**Direction**
Nothing outside the range is to be copied. From the entries below, reproduce exactly the lines starting at the one with "Write a LaTeX" and ending at the one with "(0,0) rectangle (1089,749);", without pictures.

**Recorded data**
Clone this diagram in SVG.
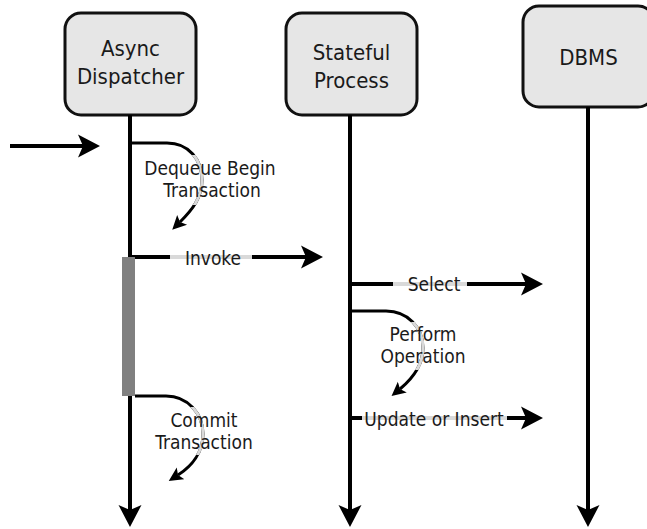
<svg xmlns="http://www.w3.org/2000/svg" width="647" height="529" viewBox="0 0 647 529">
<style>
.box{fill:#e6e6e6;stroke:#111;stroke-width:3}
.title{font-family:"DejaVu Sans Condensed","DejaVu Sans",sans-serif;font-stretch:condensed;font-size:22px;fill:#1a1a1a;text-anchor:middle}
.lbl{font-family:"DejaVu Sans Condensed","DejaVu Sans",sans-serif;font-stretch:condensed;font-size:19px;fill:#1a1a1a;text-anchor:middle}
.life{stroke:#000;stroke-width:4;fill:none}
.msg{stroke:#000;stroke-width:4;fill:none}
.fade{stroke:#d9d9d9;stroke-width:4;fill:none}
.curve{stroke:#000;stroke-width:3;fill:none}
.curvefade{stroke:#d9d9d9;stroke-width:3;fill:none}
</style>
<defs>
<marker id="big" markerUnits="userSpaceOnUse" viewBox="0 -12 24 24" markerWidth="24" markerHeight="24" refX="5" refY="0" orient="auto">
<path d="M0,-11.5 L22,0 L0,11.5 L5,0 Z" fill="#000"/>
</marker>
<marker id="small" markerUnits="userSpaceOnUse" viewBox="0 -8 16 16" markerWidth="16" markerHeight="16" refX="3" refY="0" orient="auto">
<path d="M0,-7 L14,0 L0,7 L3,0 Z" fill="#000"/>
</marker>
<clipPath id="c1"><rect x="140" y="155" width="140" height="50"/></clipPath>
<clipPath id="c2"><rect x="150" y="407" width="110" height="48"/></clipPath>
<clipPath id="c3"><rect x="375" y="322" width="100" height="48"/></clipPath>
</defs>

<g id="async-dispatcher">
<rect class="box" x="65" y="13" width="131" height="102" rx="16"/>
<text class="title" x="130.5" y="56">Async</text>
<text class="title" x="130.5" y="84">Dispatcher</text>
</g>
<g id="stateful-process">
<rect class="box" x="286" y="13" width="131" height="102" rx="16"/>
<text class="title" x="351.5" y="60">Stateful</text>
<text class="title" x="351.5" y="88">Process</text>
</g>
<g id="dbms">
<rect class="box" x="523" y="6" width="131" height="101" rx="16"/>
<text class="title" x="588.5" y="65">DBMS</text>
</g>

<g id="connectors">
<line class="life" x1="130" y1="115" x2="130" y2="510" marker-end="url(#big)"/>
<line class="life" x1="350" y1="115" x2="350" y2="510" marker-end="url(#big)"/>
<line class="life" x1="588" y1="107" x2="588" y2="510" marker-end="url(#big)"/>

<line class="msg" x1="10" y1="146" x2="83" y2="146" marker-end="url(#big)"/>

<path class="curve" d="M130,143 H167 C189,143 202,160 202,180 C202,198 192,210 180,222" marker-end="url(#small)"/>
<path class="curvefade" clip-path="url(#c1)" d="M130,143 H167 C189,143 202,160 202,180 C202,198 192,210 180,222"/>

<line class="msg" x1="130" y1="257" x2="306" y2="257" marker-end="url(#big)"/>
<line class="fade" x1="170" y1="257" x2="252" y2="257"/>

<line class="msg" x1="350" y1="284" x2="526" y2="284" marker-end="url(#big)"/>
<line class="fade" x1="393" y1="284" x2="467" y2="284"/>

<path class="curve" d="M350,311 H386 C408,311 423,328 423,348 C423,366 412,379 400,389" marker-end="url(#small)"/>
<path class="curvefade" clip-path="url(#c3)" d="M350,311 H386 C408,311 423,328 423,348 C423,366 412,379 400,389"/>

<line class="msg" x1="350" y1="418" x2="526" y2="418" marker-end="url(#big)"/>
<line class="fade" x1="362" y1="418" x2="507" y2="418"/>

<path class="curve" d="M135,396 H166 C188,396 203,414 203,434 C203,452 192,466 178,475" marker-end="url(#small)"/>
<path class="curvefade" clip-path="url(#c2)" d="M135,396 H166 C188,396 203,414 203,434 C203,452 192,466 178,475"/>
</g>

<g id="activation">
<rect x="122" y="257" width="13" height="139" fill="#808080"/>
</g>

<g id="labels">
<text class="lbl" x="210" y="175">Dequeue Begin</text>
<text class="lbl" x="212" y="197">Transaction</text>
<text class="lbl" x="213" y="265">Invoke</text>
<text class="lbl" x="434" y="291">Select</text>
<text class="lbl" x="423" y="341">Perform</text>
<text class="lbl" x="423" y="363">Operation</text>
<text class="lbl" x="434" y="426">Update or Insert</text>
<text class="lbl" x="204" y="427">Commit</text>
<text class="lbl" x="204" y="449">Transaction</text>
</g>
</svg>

---

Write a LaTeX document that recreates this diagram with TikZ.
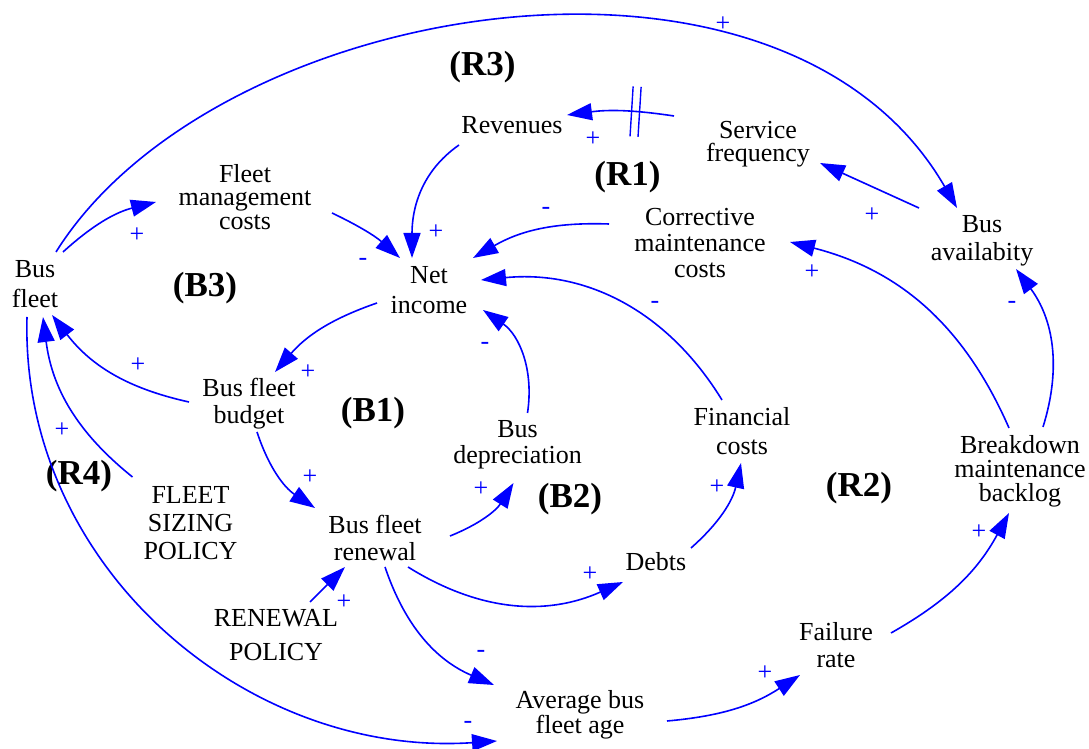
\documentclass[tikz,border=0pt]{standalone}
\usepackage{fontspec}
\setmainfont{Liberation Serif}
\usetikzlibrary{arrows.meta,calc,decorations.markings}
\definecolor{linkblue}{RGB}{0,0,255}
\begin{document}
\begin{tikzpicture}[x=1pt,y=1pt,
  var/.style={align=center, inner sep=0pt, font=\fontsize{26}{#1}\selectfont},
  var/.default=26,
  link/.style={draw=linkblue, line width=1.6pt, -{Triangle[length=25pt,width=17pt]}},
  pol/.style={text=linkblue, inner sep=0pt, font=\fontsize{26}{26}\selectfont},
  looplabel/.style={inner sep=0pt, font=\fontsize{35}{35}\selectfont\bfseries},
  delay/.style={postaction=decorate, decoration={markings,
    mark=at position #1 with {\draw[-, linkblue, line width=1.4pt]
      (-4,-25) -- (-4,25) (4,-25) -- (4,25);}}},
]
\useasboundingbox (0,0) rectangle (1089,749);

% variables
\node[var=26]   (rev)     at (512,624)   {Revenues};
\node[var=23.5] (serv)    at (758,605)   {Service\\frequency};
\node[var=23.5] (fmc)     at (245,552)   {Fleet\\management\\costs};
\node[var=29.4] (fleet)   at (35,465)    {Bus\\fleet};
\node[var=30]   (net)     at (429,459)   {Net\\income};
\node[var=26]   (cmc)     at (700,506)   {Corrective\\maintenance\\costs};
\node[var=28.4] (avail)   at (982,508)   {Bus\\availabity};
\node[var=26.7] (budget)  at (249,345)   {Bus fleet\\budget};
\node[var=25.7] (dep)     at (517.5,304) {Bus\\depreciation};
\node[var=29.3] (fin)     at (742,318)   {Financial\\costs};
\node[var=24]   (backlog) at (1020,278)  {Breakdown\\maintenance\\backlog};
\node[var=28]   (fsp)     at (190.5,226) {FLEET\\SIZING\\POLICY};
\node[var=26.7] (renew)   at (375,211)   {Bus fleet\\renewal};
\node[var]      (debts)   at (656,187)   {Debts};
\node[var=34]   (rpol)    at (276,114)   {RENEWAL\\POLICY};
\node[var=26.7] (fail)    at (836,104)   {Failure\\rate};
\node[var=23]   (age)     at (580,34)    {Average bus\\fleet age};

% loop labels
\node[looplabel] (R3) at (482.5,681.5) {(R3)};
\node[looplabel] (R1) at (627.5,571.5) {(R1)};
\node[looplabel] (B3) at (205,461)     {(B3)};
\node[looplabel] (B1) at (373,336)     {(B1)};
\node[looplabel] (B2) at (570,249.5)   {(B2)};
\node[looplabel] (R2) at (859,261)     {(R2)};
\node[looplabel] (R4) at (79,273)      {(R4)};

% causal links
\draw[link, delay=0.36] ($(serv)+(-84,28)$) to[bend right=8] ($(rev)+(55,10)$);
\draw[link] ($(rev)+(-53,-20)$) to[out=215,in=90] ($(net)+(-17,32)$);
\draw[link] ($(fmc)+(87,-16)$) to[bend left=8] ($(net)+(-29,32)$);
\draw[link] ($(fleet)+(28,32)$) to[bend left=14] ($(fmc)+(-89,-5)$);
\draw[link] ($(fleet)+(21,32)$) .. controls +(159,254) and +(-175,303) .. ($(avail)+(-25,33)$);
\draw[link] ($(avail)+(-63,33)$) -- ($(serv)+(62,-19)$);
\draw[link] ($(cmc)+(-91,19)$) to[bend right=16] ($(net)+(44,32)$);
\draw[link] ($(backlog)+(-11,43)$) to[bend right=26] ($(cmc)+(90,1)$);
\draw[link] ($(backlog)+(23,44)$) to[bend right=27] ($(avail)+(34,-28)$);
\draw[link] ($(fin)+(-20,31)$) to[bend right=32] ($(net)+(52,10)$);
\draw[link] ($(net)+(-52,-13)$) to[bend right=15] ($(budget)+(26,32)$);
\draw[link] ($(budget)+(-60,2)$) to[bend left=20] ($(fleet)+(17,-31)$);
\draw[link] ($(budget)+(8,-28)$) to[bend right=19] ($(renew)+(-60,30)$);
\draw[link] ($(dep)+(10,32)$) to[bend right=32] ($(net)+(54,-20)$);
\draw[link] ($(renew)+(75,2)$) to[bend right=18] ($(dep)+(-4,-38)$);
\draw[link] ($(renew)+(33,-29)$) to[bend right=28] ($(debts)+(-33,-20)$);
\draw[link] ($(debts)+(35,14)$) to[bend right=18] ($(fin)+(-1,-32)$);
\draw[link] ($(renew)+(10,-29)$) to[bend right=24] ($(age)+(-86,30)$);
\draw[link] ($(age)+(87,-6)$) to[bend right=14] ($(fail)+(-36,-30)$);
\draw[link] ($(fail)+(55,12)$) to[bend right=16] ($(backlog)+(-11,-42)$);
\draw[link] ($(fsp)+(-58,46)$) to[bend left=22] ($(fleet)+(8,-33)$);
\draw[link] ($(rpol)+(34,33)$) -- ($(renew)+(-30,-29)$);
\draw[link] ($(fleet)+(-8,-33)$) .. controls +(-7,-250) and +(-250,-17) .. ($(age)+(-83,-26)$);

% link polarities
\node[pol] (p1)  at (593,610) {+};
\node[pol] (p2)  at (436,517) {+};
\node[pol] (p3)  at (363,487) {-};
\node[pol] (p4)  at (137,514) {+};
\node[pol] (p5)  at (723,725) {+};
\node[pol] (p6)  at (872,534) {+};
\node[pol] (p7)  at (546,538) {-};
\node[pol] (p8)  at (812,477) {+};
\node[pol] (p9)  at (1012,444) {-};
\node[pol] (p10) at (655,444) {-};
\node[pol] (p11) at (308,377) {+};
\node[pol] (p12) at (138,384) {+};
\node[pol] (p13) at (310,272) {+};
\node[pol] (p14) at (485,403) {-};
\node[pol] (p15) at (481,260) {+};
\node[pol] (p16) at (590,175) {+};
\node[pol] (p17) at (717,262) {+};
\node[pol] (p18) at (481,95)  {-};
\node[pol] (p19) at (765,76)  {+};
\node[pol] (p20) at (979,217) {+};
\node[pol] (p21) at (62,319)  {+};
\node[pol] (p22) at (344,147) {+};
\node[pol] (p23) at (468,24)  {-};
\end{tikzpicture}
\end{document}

---

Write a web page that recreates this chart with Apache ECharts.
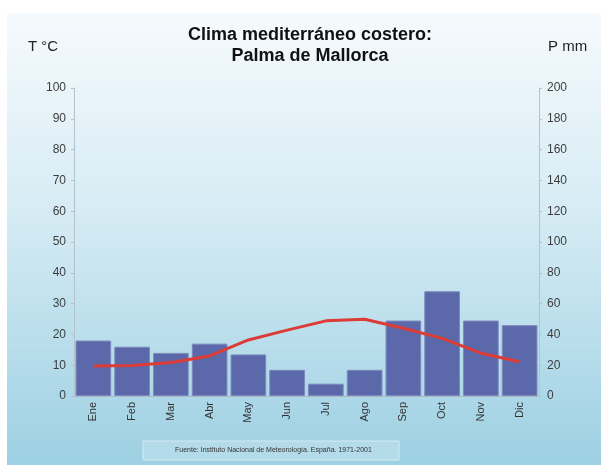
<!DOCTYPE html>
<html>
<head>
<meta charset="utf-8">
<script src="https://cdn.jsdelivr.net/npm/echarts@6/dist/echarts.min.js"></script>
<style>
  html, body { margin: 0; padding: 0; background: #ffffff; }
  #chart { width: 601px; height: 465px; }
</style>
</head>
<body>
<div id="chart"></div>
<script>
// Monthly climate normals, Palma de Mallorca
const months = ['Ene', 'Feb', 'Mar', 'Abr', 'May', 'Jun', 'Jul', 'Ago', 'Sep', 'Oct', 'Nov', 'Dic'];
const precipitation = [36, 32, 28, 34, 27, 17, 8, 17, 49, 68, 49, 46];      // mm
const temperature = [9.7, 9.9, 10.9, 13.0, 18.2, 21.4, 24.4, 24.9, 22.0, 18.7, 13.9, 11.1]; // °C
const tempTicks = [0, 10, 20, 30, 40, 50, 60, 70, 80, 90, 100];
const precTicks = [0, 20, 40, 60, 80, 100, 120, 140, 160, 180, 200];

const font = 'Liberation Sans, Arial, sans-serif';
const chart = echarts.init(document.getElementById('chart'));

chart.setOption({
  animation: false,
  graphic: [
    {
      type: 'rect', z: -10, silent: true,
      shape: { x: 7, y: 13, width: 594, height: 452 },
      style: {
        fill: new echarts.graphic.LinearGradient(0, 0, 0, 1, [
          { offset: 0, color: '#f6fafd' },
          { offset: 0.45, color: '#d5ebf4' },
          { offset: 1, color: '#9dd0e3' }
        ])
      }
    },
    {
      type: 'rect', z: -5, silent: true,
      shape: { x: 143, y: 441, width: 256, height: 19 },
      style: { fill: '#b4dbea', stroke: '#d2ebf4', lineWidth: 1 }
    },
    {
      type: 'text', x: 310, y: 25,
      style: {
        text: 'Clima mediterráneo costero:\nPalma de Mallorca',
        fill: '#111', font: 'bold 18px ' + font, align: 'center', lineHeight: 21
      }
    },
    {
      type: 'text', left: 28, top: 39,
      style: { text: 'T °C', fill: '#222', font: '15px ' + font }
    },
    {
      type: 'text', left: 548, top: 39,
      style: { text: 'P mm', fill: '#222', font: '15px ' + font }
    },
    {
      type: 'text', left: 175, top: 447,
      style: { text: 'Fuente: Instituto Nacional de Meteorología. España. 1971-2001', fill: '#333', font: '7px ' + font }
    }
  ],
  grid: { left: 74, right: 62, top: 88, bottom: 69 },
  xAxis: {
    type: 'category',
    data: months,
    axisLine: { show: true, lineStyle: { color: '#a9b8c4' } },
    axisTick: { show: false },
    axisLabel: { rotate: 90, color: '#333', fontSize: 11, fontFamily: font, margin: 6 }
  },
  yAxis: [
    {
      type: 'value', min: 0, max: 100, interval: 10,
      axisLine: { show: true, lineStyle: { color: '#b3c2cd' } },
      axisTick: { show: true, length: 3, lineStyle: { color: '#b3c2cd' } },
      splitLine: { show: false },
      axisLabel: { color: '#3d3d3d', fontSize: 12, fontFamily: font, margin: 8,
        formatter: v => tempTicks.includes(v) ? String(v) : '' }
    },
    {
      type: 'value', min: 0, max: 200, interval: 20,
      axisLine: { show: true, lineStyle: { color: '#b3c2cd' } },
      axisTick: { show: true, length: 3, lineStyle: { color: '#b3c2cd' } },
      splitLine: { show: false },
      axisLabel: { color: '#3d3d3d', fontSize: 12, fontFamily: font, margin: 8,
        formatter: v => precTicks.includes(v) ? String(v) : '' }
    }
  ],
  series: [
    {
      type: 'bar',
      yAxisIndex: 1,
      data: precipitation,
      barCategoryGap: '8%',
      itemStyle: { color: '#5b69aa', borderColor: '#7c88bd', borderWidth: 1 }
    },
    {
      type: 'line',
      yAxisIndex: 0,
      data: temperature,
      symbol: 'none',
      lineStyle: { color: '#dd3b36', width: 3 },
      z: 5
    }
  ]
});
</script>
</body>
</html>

**Exercise response**
Write a LaTeX document that recreates this diagram with TikZ.
\documentclass[tikz,border=0pt]{standalone}
\usepackage{fontspec}
\setmainfont{Liberation Serif}
\usetikzlibrary{arrows.meta,calc,decorations.markings}
\definecolor{linkblue}{RGB}{0,0,255}
\begin{document}
\begin{tikzpicture}[x=1pt,y=1pt,
  var/.style={align=center, inner sep=0pt, font=\fontsize{26}{#1}\selectfont},
  var/.default=26,
  link/.style={draw=linkblue, line width=1.6pt, -{Triangle[length=25pt,width=17pt]}},
  pol/.style={text=linkblue, inner sep=0pt, font=\fontsize{26}{26}\selectfont},
  looplabel/.style={inner sep=0pt, font=\fontsize{35}{35}\selectfont\bfseries},
  delay/.style={postaction=decorate, decoration={markings,
    mark=at position #1 with {\draw[-, linkblue, line width=1.4pt]
      (-4,-25) -- (-4,25) (4,-25) -- (4,25);}}},
]
\useasboundingbox (0,0) rectangle (1089,749);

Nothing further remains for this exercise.